Strategic Sampling: A Framework for Enhancing Speed and Performance of Financial Fraud Detection Models

Abstract

Financial fraud detection is a high-stakes field where rapid inference is essential. While state-of-the-art fraud detection models vary in terms of architectural decisions and appear to exhibit unique computational bottlenecks, we highlight that their run-times are all dominated by extensive information-gathering steps. These steps involve aggregating information from a large set of nodes or edges within a graph, and these intensive steps are performed O(|V |) or O(|E|) times during an inference forward pass, on a graph with |V | nodes and |E| edges. We introduce Strategic Sampling, a general method to accelerate these information-gathering steps. Our approach tailors sampling strategies based on the specific objective function used in each model’s information-gathering process, selecting the most relevant pieces of information to use in each step. This ensures that critical information is retained while significantly reducing the amount of data processed, thus speeding up the computation. We conceptually demonstrate how Strategic Sampling can be applied to message-passing Graph Neural Networks, Graph Transformers, and TGEditor (a state-of-the-art graph editing algorithm).
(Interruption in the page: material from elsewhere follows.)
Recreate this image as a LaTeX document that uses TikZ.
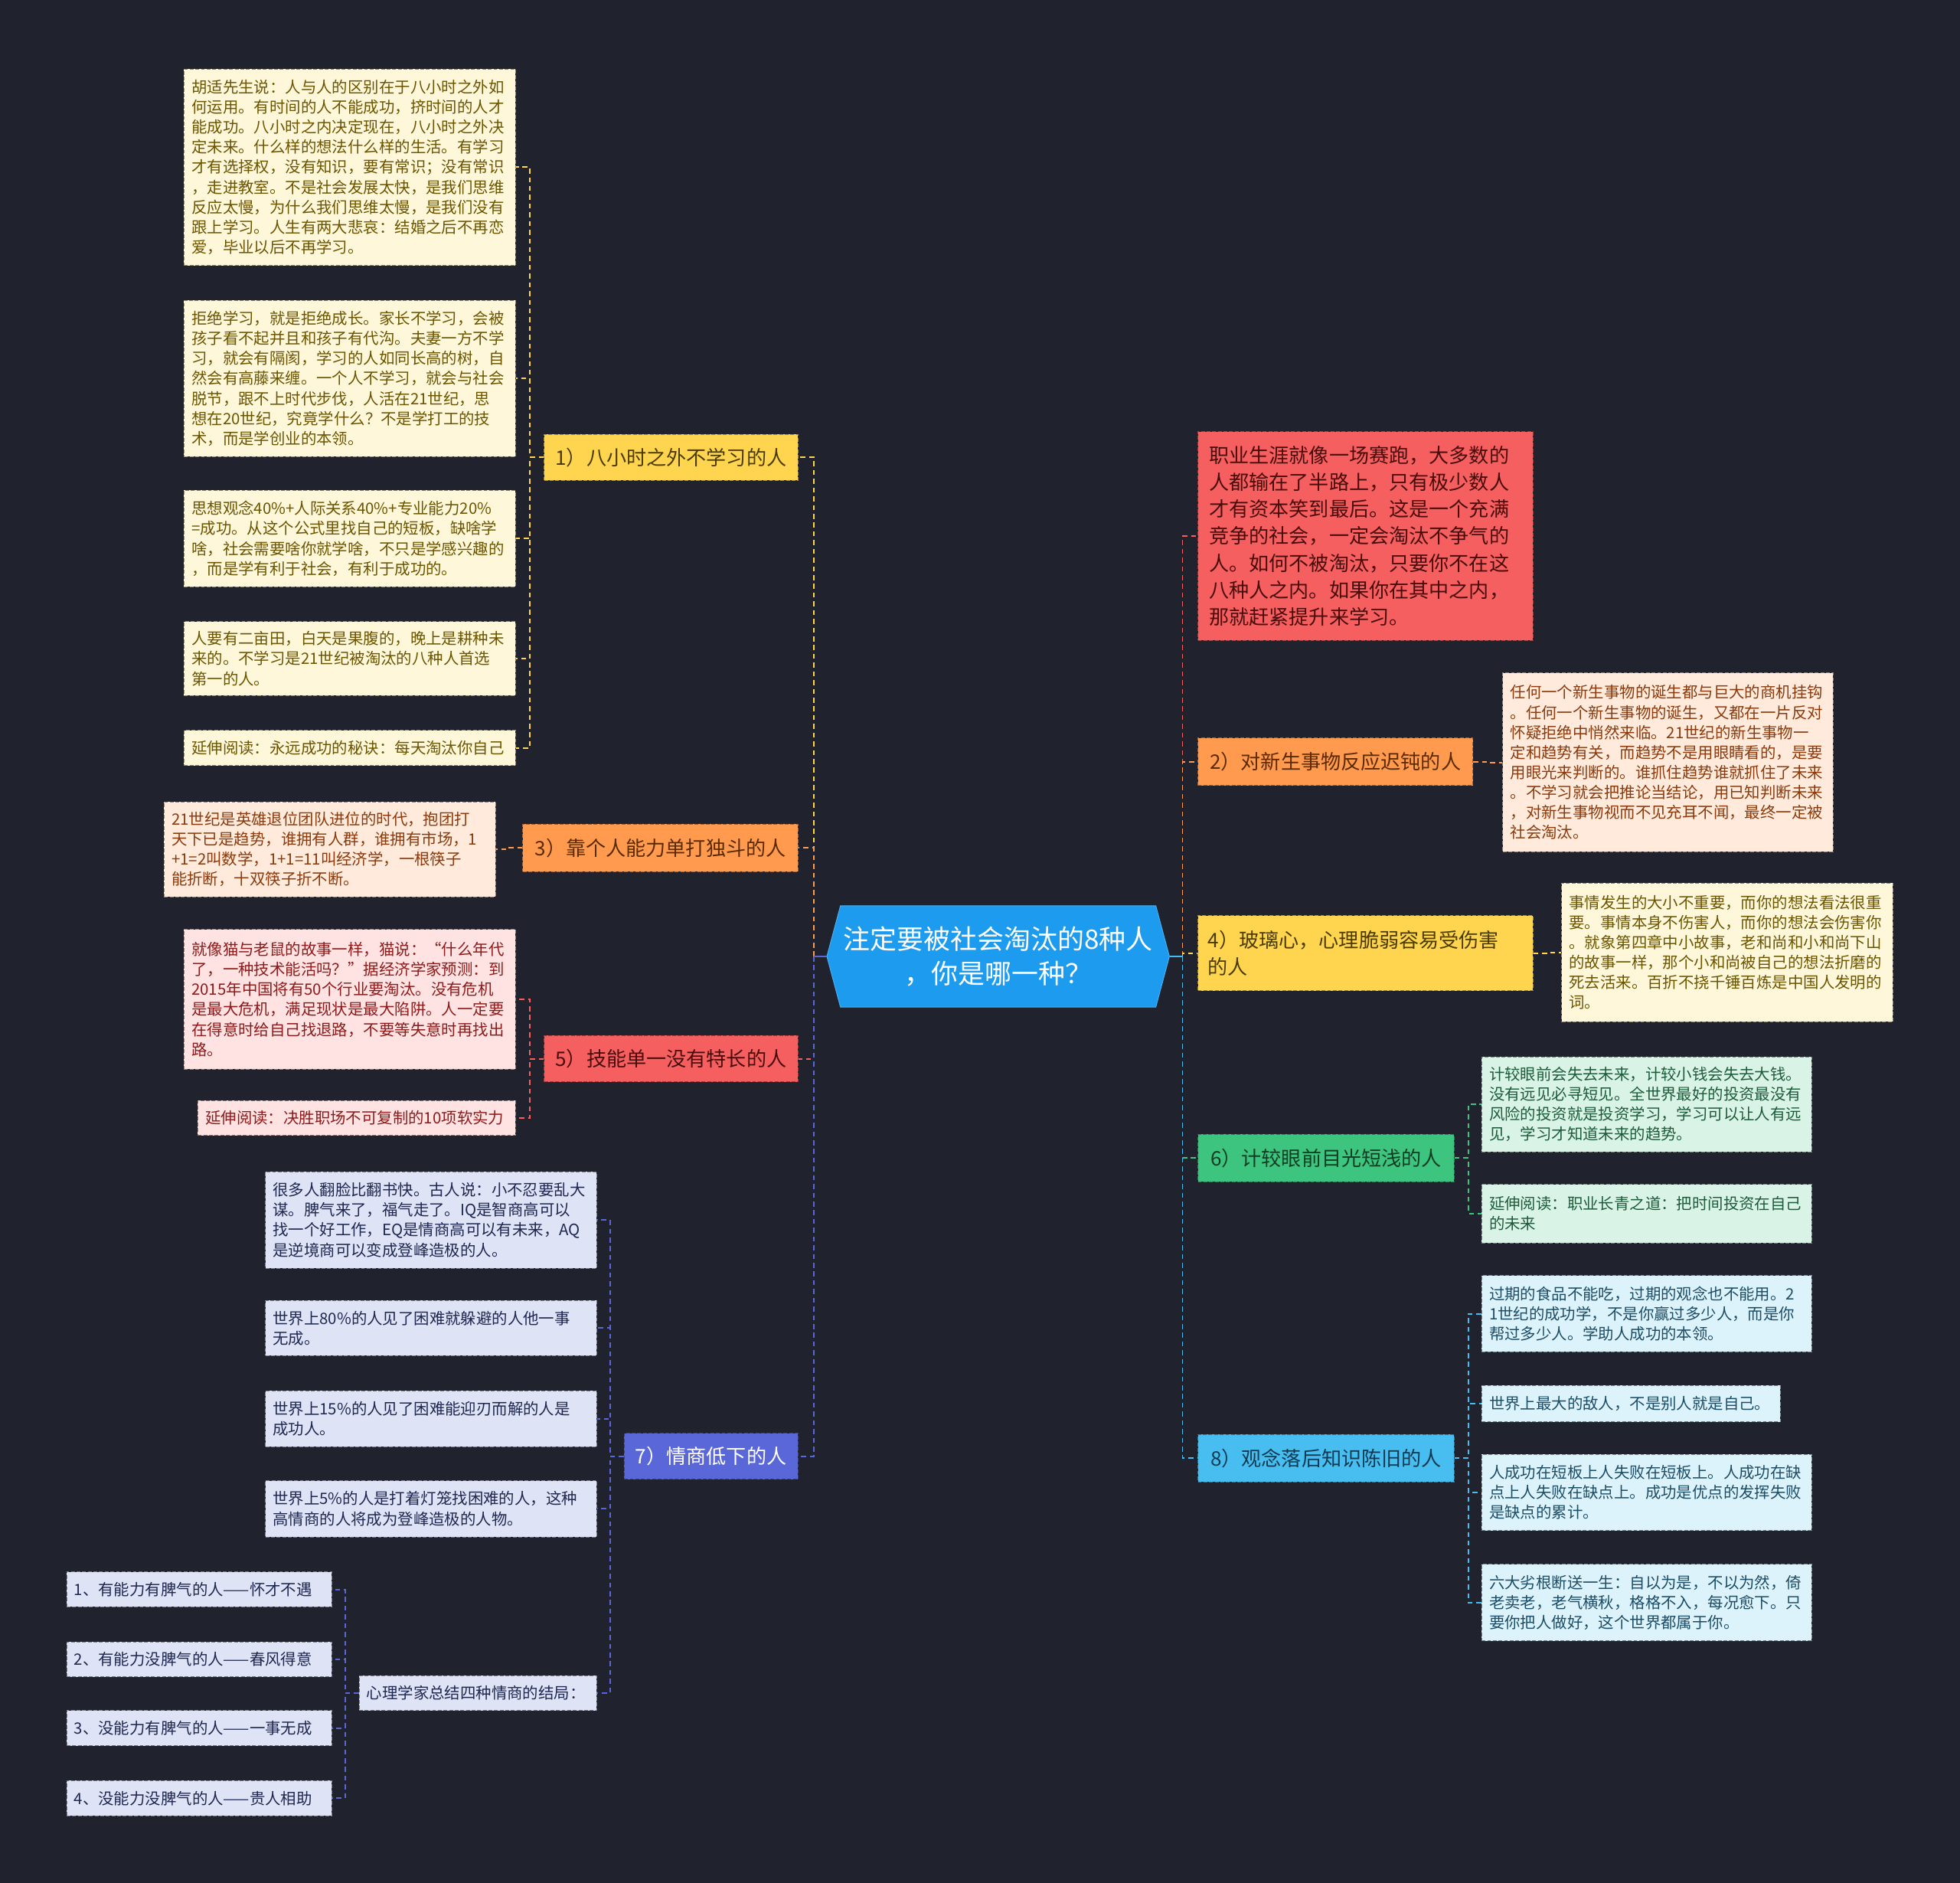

To showcase the effectiveness of our proposed Strategic Sampling method, we implement it in the TGEditor codebase. Our results show that Strategic Sampling not only significantly reduces computation time by more than an order of magnitude, but also improves the F1 score, enhancing both efficiency and performance. This study underscores the potential of Strategic Sampling to universally boost the performance of various financial fraud detection models, paving the way for faster and more accurate fraud detection.